** begin Stored data **

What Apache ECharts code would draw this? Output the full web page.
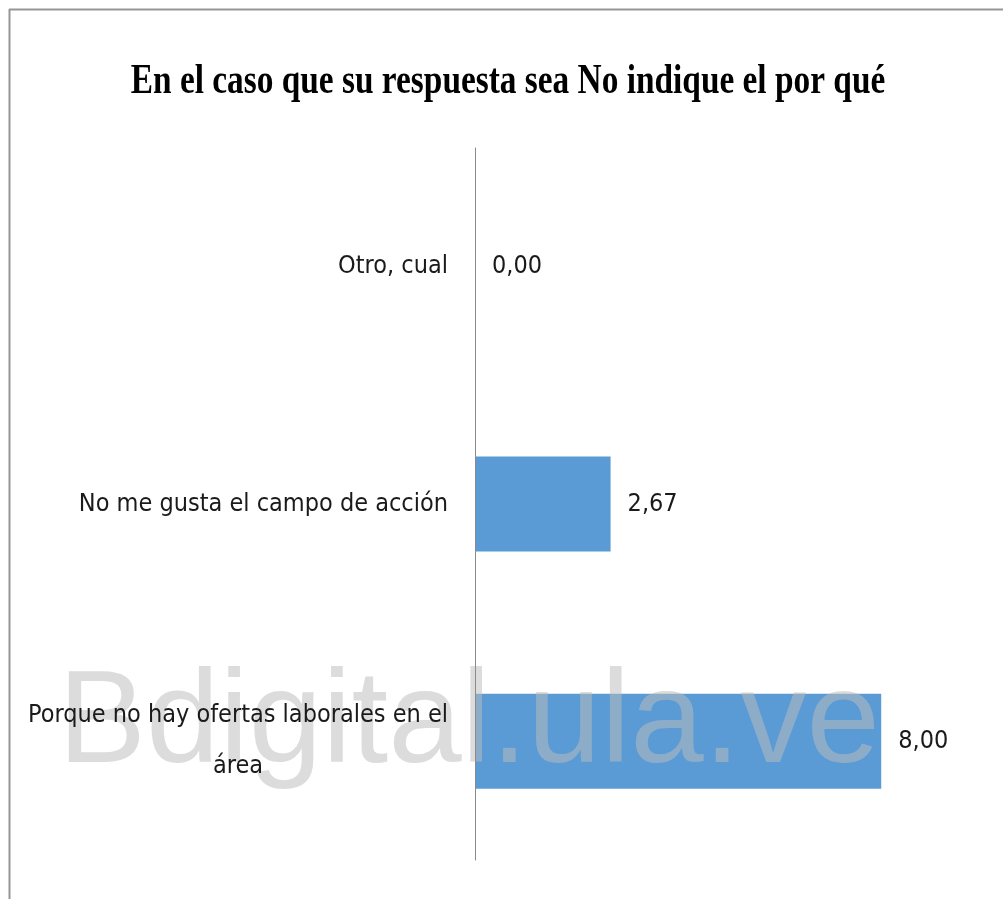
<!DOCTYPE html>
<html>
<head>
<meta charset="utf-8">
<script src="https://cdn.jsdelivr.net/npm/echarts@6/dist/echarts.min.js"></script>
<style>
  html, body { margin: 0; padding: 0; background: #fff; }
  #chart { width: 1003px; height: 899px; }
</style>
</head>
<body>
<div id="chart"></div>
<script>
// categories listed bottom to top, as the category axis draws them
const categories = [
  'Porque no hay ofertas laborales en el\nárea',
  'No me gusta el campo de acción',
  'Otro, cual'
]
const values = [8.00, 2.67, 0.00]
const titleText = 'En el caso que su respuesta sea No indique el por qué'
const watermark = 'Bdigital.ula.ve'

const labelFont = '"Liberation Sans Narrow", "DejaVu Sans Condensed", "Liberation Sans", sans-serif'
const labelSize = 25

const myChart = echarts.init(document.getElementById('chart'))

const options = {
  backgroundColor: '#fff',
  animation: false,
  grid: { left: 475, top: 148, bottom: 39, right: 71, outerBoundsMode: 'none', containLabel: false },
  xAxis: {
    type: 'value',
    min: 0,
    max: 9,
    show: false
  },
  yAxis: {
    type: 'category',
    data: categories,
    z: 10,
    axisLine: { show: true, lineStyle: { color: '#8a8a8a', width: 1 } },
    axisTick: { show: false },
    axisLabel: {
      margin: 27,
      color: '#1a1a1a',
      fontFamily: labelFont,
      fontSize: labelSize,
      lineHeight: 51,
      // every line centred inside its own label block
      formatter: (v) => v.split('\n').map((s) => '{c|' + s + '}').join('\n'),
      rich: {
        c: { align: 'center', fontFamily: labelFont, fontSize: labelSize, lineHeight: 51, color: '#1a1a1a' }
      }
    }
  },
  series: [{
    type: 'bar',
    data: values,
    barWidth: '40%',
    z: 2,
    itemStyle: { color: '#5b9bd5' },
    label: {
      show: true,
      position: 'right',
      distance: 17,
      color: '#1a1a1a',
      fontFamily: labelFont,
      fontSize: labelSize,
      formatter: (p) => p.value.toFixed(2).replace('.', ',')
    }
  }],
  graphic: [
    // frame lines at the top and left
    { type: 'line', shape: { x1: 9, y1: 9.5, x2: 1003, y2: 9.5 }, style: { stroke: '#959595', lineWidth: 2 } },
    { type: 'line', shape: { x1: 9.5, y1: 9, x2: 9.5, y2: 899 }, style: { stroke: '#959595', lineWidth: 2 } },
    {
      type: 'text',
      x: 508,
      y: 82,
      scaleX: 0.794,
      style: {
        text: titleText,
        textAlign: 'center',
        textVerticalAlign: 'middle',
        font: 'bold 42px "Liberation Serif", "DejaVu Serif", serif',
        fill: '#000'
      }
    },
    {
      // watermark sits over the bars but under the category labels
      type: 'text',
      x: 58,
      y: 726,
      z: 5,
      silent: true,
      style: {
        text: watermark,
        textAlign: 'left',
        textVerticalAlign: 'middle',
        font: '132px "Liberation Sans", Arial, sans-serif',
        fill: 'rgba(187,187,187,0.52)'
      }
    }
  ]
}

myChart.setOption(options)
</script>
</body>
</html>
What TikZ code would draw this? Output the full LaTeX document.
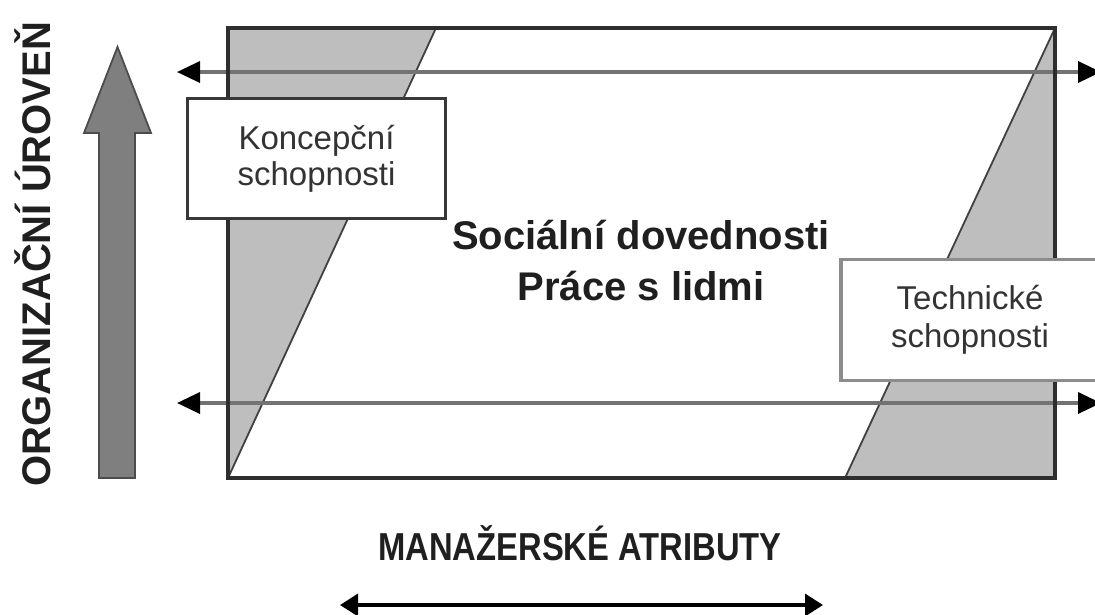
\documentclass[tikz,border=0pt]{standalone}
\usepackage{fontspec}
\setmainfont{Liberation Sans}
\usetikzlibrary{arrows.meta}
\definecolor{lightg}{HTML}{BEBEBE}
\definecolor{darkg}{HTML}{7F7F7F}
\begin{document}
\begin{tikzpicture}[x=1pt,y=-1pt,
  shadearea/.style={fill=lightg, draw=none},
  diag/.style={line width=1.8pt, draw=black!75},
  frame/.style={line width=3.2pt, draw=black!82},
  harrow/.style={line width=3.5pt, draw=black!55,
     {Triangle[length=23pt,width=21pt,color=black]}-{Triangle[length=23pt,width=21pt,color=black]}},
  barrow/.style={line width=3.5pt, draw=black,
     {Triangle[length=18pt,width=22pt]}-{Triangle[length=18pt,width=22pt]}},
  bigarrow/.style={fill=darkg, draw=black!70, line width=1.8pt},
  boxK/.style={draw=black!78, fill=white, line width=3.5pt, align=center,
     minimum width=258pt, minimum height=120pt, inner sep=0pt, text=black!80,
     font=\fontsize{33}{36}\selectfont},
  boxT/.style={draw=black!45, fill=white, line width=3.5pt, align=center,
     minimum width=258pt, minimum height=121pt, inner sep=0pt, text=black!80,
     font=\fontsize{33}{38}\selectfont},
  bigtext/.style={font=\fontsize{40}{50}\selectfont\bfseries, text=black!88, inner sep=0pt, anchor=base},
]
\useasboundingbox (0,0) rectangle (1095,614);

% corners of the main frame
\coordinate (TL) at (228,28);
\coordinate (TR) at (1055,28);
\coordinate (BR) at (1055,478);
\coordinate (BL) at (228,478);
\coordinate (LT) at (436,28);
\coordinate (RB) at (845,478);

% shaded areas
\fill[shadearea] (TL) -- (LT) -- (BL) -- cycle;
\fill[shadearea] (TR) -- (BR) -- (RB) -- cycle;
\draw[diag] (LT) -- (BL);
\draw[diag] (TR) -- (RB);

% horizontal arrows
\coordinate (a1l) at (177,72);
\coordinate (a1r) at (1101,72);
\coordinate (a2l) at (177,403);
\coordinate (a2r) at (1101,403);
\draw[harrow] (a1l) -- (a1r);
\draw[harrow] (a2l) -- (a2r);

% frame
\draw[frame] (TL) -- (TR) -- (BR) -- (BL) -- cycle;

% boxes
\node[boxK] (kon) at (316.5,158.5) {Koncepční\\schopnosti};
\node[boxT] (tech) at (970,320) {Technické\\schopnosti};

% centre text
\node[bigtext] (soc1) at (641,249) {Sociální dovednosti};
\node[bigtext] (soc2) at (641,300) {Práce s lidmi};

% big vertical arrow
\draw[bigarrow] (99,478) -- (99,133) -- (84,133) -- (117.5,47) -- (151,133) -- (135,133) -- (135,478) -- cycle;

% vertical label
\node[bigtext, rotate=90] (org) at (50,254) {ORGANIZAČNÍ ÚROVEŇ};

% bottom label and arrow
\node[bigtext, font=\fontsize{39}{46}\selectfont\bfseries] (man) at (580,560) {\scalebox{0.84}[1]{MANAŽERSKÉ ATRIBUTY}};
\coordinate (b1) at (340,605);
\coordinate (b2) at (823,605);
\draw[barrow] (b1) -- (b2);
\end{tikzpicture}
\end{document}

** end Stored data **

● **Exercise brief**: Except for the pictures, give all the material above again verbatim.

● **Written solution**:
What Apache ECharts code would draw this? Output the full web page.
<!DOCTYPE html>
<html>
<head>
<meta charset="utf-8">
<script src="https://cdn.jsdelivr.net/npm/echarts@6/dist/echarts.min.js"></script>
<style>
  html, body { margin: 0; padding: 0; background: #fff; }
  #chart { width: 1003px; height: 899px; }
</style>
</head>
<body>
<div id="chart"></div>
<script>
// categories listed bottom to top, as the category axis draws them
const categories = [
  'Porque no hay ofertas laborales en el\nárea',
  'No me gusta el campo de acción',
  'Otro, cual'
]
const values = [8.00, 2.67, 0.00]
const titleText = 'En el caso que su respuesta sea No indique el por qué'
const watermark = 'Bdigital.ula.ve'

const labelFont = '"Liberation Sans Narrow", "DejaVu Sans Condensed", "Liberation Sans", sans-serif'
const labelSize = 25

const myChart = echarts.init(document.getElementById('chart'))

const options = {
  backgroundColor: '#fff',
  animation: false,
  grid: { left: 475, top: 148, bottom: 39, right: 71, outerBoundsMode: 'none', containLabel: false },
  xAxis: {
    type: 'value',
    min: 0,
    max: 9,
    show: false
  },
  yAxis: {
    type: 'category',
    data: categories,
    z: 10,
    axisLine: { show: true, lineStyle: { color: '#8a8a8a', width: 1 } },
    axisTick: { show: false },
    axisLabel: {
      margin: 27,
      color: '#1a1a1a',
      fontFamily: labelFont,
      fontSize: labelSize,
      lineHeight: 51,
      // every line centred inside its own label block
      formatter: (v) => v.split('\n').map((s) => '{c|' + s + '}').join('\n'),
      rich: {
        c: { align: 'center', fontFamily: labelFont, fontSize: labelSize, lineHeight: 51, color: '#1a1a1a' }
      }
    }
  },
  series: [{
    type: 'bar',
    data: values,
    barWidth: '40%',
    z: 2,
    itemStyle: { color: '#5b9bd5' },
    label: {
      show: true,
      position: 'right',
      distance: 17,
      color: '#1a1a1a',
      fontFamily: labelFont,
      fontSize: labelSize,
      formatter: (p) => p.value.toFixed(2).replace('.', ',')
    }
  }],
  graphic: [
    // frame lines at the top and left
    { type: 'line', shape: { x1: 9, y1: 9.5, x2: 1003, y2: 9.5 }, style: { stroke: '#959595', lineWidth: 2 } },
    { type: 'line', shape: { x1: 9.5, y1: 9, x2: 9.5, y2: 899 }, style: { stroke: '#959595', lineWidth: 2 } },
    {
      type: 'text',
      x: 508,
      y: 82,
      scaleX: 0.794,
      style: {
        text: titleText,
        textAlign: 'center',
        textVerticalAlign: 'middle',
        font: 'bold 42px "Liberation Serif", "DejaVu Serif", serif',
        fill: '#000'
      }
    },
    {
      // watermark sits over the bars but under the category labels
      type: 'text',
      x: 58,
      y: 726,
      z: 5,
      silent: true,
      style: {
        text: watermark,
        textAlign: 'left',
        textVerticalAlign: 'middle',
        font: '132px "Liberation Sans", Arial, sans-serif',
        fill: 'rgba(187,187,187,0.52)'
      }
    }
  ]
}

myChart.setOption(options)
</script>
</body>
</html>
What TikZ code would draw this? Output the full LaTeX document.
\documentclass[tikz,border=0pt]{standalone}
\usepackage{fontspec}
\setmainfont{Liberation Sans}
\usetikzlibrary{arrows.meta}
\definecolor{lightg}{HTML}{BEBEBE}
\definecolor{darkg}{HTML}{7F7F7F}
\begin{document}
\begin{tikzpicture}[x=1pt,y=-1pt,
  shadearea/.style={fill=lightg, draw=none},
  diag/.style={line width=1.8pt, draw=black!75},
  frame/.style={line width=3.2pt, draw=black!82},
  harrow/.style={line width=3.5pt, draw=black!55,
     {Triangle[length=23pt,width=21pt,color=black]}-{Triangle[length=23pt,width=21pt,color=black]}},
  barrow/.style={line width=3.5pt, draw=black,
     {Triangle[length=18pt,width=22pt]}-{Triangle[length=18pt,width=22pt]}},
  bigarrow/.style={fill=darkg, draw=black!70, line width=1.8pt},
  boxK/.style={draw=black!78, fill=white, line width=3.5pt, align=center,
     minimum width=258pt, minimum height=120pt, inner sep=0pt, text=black!80,
     font=\fontsize{33}{36}\selectfont},
  boxT/.style={draw=black!45, fill=white, line width=3.5pt, align=center,
     minimum width=258pt, minimum height=121pt, inner sep=0pt, text=black!80,
     font=\fontsize{33}{38}\selectfont},
  bigtext/.style={font=\fontsize{40}{50}\selectfont\bfseries, text=black!88, inner sep=0pt, anchor=base},
]
\useasboundingbox (0,0) rectangle (1095,614);

% corners of the main frame
\coordinate (TL) at (228,28);
\coordinate (TR) at (1055,28);
\coordinate (BR) at (1055,478);
\coordinate (BL) at (228,478);
\coordinate (LT) at (436,28);
\coordinate (RB) at (845,478);

% shaded areas
\fill[shadearea] (TL) -- (LT) -- (BL) -- cycle;
\fill[shadearea] (TR) -- (BR) -- (RB) -- cycle;
\draw[diag] (LT) -- (BL);
\draw[diag] (TR) -- (RB);

% horizontal arrows
\coordinate (a1l) at (177,72);
\coordinate (a1r) at (1101,72);
\coordinate (a2l) at (177,403);
\coordinate (a2r) at (1101,403);
\draw[harrow] (a1l) -- (a1r);
\draw[harrow] (a2l) -- (a2r);

% frame
\draw[frame] (TL) -- (TR) -- (BR) -- (BL) -- cycle;

% boxes
\node[boxK] (kon) at (316.5,158.5) {Koncepční\\schopnosti};
\node[boxT] (tech) at (970,320) {Technické\\schopnosti};

% centre text
\node[bigtext] (soc1) at (641,249) {Sociální dovednosti};
\node[bigtext] (soc2) at (641,300) {Práce s lidmi};

% big vertical arrow
\draw[bigarrow] (99,478) -- (99,133) -- (84,133) -- (117.5,47) -- (151,133) -- (135,133) -- (135,478) -- cycle;

% vertical label
\node[bigtext, rotate=90] (org) at (50,254) {ORGANIZAČNÍ ÚROVEŇ};

% bottom label and arrow
\node[bigtext, font=\fontsize{39}{46}\selectfont\bfseries] (man) at (580,560) {\scalebox{0.84}[1]{MANAŽERSKÉ ATRIBUTY}};
\coordinate (b1) at (340,605);
\coordinate (b2) at (823,605);
\draw[barrow] (b1) -- (b2);
\end{tikzpicture}
\end{document}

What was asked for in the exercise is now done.